──────── SUPPLIED MATERIAL

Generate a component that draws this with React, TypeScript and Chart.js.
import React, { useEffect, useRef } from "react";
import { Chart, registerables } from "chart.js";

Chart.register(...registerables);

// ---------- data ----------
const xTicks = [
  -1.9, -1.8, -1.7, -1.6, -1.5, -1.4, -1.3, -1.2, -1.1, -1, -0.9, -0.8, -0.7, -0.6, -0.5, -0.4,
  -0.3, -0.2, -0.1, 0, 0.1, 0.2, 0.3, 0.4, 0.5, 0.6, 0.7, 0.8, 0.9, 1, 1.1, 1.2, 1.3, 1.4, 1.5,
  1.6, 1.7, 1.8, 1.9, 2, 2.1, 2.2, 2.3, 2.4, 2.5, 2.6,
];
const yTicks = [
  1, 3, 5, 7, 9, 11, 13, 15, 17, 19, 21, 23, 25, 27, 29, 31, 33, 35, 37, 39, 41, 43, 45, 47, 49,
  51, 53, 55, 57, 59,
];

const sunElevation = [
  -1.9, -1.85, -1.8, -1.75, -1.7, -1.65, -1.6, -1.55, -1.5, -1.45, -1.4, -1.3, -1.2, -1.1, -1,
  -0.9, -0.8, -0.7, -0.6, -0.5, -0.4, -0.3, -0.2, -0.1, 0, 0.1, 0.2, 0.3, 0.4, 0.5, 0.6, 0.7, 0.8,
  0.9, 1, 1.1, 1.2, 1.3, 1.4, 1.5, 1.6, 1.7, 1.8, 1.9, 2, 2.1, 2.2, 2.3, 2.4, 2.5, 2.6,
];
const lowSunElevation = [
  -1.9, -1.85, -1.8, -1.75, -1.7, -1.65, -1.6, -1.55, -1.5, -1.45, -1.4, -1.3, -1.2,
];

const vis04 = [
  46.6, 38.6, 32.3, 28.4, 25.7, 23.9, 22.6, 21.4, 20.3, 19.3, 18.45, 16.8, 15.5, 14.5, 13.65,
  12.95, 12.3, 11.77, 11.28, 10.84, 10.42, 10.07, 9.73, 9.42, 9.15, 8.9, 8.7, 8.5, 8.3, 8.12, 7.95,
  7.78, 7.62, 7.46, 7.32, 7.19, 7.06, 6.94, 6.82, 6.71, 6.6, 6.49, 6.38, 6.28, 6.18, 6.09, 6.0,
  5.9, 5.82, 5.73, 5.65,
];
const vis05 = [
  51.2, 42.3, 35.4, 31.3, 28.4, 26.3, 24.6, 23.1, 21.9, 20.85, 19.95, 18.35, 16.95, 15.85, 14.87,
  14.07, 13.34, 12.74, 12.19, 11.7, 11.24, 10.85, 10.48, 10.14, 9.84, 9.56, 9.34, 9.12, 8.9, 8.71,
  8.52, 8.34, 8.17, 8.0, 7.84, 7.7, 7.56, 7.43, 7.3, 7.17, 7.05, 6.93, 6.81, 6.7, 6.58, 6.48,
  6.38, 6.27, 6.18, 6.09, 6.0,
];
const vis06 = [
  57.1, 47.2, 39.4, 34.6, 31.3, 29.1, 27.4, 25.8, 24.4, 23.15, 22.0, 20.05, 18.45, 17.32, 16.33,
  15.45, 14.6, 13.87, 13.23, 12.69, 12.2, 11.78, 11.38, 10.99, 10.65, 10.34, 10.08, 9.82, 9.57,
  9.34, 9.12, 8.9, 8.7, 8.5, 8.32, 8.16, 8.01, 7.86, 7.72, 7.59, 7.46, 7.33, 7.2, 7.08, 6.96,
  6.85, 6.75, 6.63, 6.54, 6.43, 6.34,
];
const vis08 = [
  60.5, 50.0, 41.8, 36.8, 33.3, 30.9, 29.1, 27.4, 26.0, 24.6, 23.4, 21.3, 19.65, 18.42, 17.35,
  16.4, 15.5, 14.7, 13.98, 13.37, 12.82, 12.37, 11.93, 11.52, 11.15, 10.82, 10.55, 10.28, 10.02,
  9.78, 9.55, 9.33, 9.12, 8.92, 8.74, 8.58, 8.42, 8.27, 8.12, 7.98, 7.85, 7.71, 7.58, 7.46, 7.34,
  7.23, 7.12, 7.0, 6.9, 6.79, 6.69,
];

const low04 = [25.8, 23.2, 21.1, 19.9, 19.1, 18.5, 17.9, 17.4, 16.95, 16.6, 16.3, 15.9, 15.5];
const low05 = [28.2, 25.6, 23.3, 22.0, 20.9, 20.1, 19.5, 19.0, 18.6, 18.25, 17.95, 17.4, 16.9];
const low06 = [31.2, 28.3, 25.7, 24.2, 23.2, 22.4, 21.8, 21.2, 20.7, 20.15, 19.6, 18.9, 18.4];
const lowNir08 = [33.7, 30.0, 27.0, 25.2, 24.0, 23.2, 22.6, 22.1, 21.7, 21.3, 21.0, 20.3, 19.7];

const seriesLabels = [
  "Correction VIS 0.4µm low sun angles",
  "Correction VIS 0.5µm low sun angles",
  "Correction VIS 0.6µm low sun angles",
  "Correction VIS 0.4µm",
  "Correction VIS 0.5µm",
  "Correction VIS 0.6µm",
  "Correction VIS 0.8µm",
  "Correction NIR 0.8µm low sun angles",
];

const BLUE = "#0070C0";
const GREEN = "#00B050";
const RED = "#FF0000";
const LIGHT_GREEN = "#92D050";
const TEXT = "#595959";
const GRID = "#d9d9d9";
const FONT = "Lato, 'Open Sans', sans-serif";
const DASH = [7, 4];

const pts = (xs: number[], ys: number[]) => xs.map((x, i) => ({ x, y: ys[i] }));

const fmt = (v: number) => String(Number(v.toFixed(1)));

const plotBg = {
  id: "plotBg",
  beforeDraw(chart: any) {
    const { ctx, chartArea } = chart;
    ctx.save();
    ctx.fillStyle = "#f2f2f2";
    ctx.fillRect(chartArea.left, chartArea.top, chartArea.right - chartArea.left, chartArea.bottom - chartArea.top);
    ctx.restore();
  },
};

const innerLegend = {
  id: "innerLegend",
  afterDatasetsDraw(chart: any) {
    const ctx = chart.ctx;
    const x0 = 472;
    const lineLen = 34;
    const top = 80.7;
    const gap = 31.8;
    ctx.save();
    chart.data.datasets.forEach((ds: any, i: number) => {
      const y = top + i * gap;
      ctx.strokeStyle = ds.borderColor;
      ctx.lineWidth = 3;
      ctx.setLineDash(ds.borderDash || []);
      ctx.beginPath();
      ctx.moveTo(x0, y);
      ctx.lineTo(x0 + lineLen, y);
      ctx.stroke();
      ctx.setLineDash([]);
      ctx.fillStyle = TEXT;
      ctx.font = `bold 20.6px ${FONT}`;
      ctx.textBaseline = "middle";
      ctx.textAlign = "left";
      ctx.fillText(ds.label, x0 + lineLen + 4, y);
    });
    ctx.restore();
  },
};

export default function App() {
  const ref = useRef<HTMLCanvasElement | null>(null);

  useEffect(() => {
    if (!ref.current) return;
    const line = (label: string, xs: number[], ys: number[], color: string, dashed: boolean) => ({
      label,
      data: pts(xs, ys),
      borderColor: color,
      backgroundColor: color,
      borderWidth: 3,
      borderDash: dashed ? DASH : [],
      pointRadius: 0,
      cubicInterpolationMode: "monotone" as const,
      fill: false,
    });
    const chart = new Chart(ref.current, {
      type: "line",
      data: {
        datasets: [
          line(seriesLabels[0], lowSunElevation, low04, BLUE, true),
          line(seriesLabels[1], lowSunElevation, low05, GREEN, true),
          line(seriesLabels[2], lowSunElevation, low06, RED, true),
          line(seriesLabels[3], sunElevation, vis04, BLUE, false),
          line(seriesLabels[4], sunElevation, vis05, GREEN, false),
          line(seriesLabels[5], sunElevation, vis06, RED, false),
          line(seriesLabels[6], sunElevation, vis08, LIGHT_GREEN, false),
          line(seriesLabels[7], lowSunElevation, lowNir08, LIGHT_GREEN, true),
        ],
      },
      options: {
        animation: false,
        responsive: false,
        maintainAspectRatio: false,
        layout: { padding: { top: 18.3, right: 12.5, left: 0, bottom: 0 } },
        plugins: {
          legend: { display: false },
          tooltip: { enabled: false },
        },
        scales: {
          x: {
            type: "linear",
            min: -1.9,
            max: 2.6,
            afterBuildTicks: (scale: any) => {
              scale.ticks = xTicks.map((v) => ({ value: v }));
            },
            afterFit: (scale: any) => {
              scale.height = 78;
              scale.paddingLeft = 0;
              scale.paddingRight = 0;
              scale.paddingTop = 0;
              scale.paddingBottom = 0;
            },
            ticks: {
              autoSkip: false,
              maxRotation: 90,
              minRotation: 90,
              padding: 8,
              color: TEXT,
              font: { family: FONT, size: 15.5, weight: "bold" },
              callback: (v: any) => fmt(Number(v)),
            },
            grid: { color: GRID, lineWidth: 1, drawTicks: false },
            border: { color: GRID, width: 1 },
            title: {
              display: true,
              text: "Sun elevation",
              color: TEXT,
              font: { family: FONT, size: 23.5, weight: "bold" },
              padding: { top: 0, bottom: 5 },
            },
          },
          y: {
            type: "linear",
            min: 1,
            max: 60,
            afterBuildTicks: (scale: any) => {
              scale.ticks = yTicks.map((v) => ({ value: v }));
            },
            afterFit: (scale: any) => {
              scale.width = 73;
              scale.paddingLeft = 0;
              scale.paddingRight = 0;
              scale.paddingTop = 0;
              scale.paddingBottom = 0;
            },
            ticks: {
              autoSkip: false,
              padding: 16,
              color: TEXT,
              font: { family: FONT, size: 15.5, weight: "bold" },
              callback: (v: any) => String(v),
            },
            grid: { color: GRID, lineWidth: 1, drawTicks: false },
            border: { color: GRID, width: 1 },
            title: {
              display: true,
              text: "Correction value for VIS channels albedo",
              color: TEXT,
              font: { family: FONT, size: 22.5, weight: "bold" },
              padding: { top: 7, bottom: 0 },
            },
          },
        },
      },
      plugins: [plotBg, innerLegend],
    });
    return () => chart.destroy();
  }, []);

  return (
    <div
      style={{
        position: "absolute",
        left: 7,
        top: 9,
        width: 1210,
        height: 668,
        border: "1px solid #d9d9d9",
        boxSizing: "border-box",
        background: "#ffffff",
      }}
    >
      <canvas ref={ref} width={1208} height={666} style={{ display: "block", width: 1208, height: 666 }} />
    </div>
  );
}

────────────────
──────── SUPPLIED MATERIAL

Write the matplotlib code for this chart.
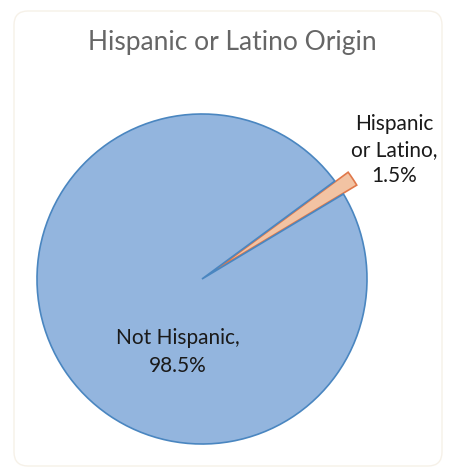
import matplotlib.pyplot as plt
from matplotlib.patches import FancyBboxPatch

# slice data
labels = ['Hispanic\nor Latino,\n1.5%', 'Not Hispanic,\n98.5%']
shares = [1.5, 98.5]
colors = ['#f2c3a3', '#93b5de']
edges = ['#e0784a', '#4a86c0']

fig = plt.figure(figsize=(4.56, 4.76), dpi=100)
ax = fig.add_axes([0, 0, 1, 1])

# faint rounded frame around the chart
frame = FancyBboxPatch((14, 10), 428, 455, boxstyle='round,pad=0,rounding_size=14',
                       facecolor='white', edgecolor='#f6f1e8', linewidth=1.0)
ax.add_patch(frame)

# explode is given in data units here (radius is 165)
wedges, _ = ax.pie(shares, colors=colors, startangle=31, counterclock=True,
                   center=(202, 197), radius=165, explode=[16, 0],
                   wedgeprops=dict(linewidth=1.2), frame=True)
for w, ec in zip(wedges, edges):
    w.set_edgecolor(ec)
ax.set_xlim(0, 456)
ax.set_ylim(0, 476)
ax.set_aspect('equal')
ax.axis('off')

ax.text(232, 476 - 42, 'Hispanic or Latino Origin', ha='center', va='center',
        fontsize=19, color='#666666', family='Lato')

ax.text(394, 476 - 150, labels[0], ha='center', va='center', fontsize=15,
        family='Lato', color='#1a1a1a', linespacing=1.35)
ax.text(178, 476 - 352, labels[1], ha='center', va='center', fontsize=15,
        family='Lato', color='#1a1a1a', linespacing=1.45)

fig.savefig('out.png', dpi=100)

────────────────
──────── SUPPLIED MATERIAL

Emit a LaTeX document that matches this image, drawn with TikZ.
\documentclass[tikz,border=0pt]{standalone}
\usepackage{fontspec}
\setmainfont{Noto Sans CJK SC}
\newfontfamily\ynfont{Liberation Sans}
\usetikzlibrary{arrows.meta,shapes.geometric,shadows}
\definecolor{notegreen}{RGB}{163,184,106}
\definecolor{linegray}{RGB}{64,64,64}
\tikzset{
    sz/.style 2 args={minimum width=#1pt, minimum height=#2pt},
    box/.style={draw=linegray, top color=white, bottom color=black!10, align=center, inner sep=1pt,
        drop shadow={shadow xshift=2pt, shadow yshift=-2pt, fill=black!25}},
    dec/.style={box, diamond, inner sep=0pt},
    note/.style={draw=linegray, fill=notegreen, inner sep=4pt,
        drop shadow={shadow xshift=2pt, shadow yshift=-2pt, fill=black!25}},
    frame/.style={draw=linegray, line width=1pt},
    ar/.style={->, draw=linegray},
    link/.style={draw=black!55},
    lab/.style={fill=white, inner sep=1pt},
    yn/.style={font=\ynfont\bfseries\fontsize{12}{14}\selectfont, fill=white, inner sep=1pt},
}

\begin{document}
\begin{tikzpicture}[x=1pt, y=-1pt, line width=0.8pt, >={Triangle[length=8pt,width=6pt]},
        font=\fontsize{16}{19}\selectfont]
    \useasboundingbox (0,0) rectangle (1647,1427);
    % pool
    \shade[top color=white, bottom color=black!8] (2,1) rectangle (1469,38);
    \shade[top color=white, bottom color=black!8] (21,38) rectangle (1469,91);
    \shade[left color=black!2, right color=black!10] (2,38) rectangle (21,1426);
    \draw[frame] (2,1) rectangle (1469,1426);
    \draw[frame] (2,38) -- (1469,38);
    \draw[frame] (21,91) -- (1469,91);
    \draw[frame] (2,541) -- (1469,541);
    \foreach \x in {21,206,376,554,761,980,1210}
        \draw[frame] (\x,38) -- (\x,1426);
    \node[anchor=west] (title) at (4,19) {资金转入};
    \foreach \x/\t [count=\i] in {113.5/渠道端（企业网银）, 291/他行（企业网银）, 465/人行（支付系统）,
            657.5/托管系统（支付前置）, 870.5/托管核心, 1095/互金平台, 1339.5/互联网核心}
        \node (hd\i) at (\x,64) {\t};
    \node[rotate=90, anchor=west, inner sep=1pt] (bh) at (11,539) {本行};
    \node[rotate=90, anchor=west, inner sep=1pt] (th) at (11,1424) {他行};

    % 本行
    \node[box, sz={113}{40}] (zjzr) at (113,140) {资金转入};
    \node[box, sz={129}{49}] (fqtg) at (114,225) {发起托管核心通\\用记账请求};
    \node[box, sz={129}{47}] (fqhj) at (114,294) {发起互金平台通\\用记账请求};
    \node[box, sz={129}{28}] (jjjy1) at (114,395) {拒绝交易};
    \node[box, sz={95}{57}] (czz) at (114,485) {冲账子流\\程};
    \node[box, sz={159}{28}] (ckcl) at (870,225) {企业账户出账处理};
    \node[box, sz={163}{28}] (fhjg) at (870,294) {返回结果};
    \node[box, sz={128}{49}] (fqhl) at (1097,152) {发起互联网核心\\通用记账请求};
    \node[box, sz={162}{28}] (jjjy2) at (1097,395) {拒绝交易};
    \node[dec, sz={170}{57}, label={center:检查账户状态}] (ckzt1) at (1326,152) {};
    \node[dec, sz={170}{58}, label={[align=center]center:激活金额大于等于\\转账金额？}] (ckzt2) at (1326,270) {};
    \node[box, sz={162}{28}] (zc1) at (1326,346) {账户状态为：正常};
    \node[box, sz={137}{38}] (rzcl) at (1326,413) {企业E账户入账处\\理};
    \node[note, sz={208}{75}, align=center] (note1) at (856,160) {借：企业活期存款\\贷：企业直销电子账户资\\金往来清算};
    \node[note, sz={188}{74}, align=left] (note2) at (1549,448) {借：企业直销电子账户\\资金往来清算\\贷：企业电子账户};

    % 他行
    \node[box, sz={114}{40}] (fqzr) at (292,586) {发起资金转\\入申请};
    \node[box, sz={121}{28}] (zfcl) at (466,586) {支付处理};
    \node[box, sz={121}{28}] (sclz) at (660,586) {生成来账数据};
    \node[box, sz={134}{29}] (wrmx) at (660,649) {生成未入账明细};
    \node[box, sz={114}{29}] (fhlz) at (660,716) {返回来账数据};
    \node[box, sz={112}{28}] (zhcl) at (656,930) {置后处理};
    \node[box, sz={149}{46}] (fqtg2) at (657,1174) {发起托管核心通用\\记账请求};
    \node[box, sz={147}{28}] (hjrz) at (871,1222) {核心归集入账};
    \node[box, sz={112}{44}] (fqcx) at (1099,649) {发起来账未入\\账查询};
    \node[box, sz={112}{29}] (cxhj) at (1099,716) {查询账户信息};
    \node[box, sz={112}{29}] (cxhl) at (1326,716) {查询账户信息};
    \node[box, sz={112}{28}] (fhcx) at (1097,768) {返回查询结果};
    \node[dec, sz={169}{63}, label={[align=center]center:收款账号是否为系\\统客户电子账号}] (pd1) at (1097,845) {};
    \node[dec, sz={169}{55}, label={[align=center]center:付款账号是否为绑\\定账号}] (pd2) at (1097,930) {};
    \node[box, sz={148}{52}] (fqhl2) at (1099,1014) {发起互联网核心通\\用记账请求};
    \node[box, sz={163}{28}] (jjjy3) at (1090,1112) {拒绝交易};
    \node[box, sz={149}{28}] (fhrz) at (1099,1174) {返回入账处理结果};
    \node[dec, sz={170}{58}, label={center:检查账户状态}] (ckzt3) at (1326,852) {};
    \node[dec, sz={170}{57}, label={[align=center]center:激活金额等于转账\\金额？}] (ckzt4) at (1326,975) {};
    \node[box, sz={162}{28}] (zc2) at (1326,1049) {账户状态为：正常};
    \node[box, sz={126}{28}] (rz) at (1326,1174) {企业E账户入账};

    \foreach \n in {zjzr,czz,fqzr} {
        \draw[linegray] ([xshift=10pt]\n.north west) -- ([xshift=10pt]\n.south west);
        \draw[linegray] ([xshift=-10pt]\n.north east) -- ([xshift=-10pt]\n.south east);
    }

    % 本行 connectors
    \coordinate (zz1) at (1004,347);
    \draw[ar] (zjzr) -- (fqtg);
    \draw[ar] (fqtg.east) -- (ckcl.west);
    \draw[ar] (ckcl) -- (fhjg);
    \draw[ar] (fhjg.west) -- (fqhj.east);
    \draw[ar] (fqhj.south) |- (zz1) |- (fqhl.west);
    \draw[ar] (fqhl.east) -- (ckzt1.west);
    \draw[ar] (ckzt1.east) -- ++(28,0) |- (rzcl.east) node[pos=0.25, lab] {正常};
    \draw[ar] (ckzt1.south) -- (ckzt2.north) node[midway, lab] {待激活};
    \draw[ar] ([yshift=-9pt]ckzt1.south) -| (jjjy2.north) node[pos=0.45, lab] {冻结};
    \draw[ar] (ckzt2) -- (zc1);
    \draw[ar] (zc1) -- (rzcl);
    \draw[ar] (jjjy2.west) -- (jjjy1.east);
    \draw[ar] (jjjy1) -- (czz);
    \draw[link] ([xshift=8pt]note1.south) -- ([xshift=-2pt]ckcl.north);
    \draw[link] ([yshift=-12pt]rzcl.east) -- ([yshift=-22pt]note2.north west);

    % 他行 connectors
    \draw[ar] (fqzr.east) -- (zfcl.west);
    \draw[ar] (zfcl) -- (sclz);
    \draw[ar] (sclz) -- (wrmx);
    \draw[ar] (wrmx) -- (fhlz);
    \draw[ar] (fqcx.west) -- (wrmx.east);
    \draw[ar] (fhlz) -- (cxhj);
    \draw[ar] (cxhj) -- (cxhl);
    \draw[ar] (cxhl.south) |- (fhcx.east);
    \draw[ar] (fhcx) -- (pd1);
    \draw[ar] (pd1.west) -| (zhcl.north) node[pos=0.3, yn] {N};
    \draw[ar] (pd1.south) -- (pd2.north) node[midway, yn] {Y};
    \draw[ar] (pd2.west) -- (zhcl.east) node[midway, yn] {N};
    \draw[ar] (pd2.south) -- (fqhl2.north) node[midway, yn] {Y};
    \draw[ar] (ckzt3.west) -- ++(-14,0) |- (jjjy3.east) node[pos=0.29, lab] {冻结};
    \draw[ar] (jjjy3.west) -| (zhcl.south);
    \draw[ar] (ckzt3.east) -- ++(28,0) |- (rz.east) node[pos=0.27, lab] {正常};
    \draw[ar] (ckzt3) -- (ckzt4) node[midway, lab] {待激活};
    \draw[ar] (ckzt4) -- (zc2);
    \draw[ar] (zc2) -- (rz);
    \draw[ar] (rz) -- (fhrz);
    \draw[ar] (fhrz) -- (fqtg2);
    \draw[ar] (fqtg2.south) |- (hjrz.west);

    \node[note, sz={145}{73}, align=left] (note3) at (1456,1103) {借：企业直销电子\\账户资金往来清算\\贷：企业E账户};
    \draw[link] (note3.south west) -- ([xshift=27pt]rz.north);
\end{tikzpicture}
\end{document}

────────────────

- **PROBLEM TO SOLVE**:
Copy out, exactly, every line from the one that contains "Write the matplotlib code for this chart." through the one that contains "ax.axis('off')". Pictures stay out of the copy.

- **COMPLETE OUTPUT**:
Write the matplotlib code for this chart.
import matplotlib.pyplot as plt
from matplotlib.patches import FancyBboxPatch

# slice data
labels = ['Hispanic\nor Latino,\n1.5%', 'Not Hispanic,\n98.5%']
shares = [1.5, 98.5]
colors = ['#f2c3a3', '#93b5de']
edges = ['#e0784a', '#4a86c0']

fig = plt.figure(figsize=(4.56, 4.76), dpi=100)
ax = fig.add_axes([0, 0, 1, 1])

# faint rounded frame around the chart
frame = FancyBboxPatch((14, 10), 428, 455, boxstyle='round,pad=0,rounding_size=14',
                       facecolor='white', edgecolor='#f6f1e8', linewidth=1.0)
ax.add_patch(frame)

# explode is given in data units here (radius is 165)
wedges, _ = ax.pie(shares, colors=colors, startangle=31, counterclock=True,
                   center=(202, 197), radius=165, explode=[16, 0],
                   wedgeprops=dict(linewidth=1.2), frame=True)
for w, ec in zip(wedges, edges):
    w.set_edgecolor(ec)
ax.set_xlim(0, 456)
ax.set_ylim(0, 476)
ax.set_aspect('equal')
ax.axis('off')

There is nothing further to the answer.